After equality: queer television, fan labour, and sapphic memory in Taiwan

Key information

Date
Time
10:30 am to 12:00 pm
Venue
SOAS Main Building
Room
KLT
Event type
Seminar

About this event

The Centre of Taiwan Studies is delighted to welcome Dr Eva Cheuk-Yin Li to give a talk as part of this year's Centre of Taiwan Studies Summer School on queer fandom, sapphic media, and the gap between legal recognition and cultural representation in Taiwan.

Taiwan occupies a distinctive position in Asian queer media cultures. As the first jurisdiction in the region to legalise same-sex marriage (2019), it is widely regarded as a landmark of LGBTQ+ rights. Yet legal recognition has not straightforwardly translated into affirming or expansive representational space for queer women on screen. This talk examines what happens in that gap, and what queer audiences do when the screen refuses to imagine what the law has already promised. 

Drawing on digital ethnography of a sapphic fandom of Taiwanese television, centred on the long-running Taigi soap opera Sè-kan-tsîng (2013 to 2015), this talk introduces the concept of mnemonic fan labour to describe the collective memory work through which WLW (women-loving-women) audiences contest representational erasure, archive queer feeling, and rehearse liveable futures. 

Li argues that queer fan practices around Taiwanese sapphic television constitute a form of world-making: they reconfigure queer time, memory, and desire in ways that exceed what the screen is willing to show. Situating Taiwan within broader transnational circuits of sapphic media production and reception, Li reflects on what the Taiwanese case can offer to queer media studies at large, and on what it means for a society to lead on rights while 'lagging' on representation.

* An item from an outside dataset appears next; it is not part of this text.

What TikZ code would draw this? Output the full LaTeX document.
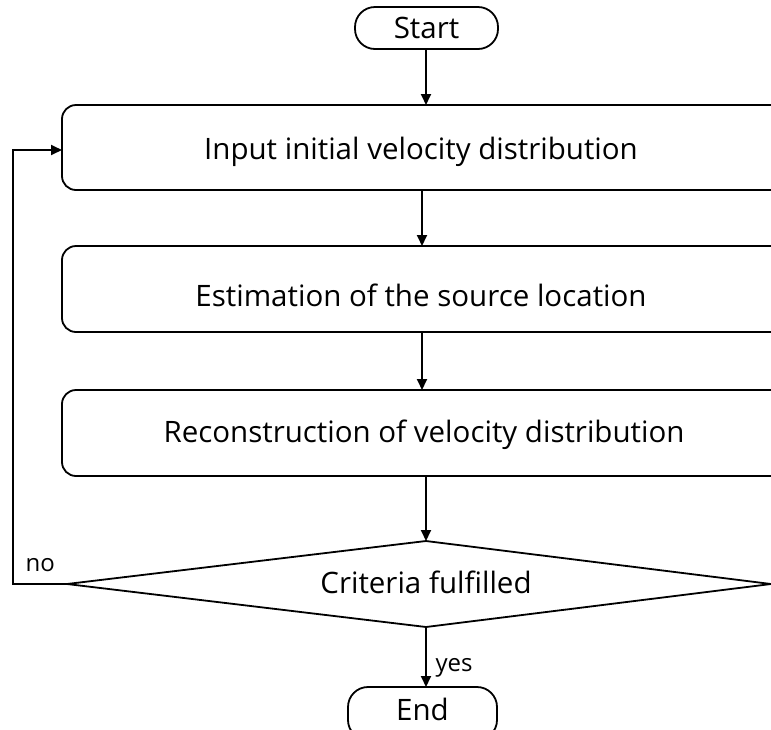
\documentclass[tikz,border=0pt]{standalone}
\usepackage{fontspec}
\setmainfont{Open Sans}
\usetikzlibrary{arrows.meta}
\begin{document}
\begin{tikzpicture}[x=1pt,y=-1pt,
  flow/.style={line width=1.8pt},
  arr/.style={flow,-{Triangle[length=11pt,width=10pt]}},
  lbl/.style={font=\fontsize{29.5}{33}\selectfont},
  small/.style={font=\fontsize{24}{28}\selectfont}]
\useasboundingbox (0,0) rectangle (771,729);
\clip (0,0) rectangle (771,729);
% terminals
\draw[flow,rounded corners=20pt] (355,7) rectangle (498,49);
\node[lbl] (start) at (426.5,28) {Start};
\coordinate (startb) at (426,49);
\draw[flow,rounded corners=20pt] (348,687) rectangle (497,740);
\node[lbl] (end) at (422.5,709) {End};
\coordinate (endt) at (426,687);
% process boxes (run past the right edge)
\draw[flow,rounded corners=14pt] (62,105) rectangle (800,190);
\node[lbl] (b1) at (421,152) {Input initial velocity distribution};
\draw[flow,rounded corners=14pt] (62,246) rectangle (800,332);
\node[lbl] (b2) at (421,295) {Estimation of the source location};
\draw[flow,rounded corners=14pt] (62,390) rectangle (800,476);
\node[lbl] (b3) at (424,435) {Reconstruction of velocity distribution};
% decision
\coordinate (dt) at (426,541);
\coordinate (dl) at (67,584);
\coordinate (dr) at (771,584);
\coordinate (db) at (426,627);
\draw[flow] (dt) -- (dr) -- (db) -- (dl) -- cycle;
\node[lbl] (crit) at (426,582) {Criteria fulfilled};
% connectors
\draw[arr] (startb) -- (426,105);
\draw[arr] (422,190) -- (422,246);
\draw[arr] (422,332) -- (422,390);
\draw[arr] (426,476) -- (dt);
\draw[arr] (db) -- (endt);
\draw[arr] (dl) -- (13,584) -- (13,150) -- (62,150);
\node[small,anchor=west] (no) at (22,565) {no};
\node[small,anchor=west] (yes) at (432,668) {yes};
\end{tikzpicture}
\end{document}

Image credit: Aleks Dorohovich via Unsplash. 

About the speaker

Eva Cheuk-Yin Li is Lecturer in Screen Industries in the Department of Culture, Media and Creative Industries at King’s College London. A media and cultural studies researcher, her work brings together fandom studies and queer Asian studies to examine how communities create, circulate, and negotiate identity, belonging, and social relations through media. She is particularly interested in how transnational popular cultures shape everyday understandings of geopolitics, and how queer and diasporic audiences engage with cultural flows to articulate alternative imaginaries of place, intimacy, and power. Her current research examines transnational queer fandoms of Thai Girls’ Love television and its reception among Sinophone audiences. Her research has appeared in journals including Media, Culture & Society, European Journal of Cultural Studies, Sexualities, Feminist Media Studies, and Feminist Review.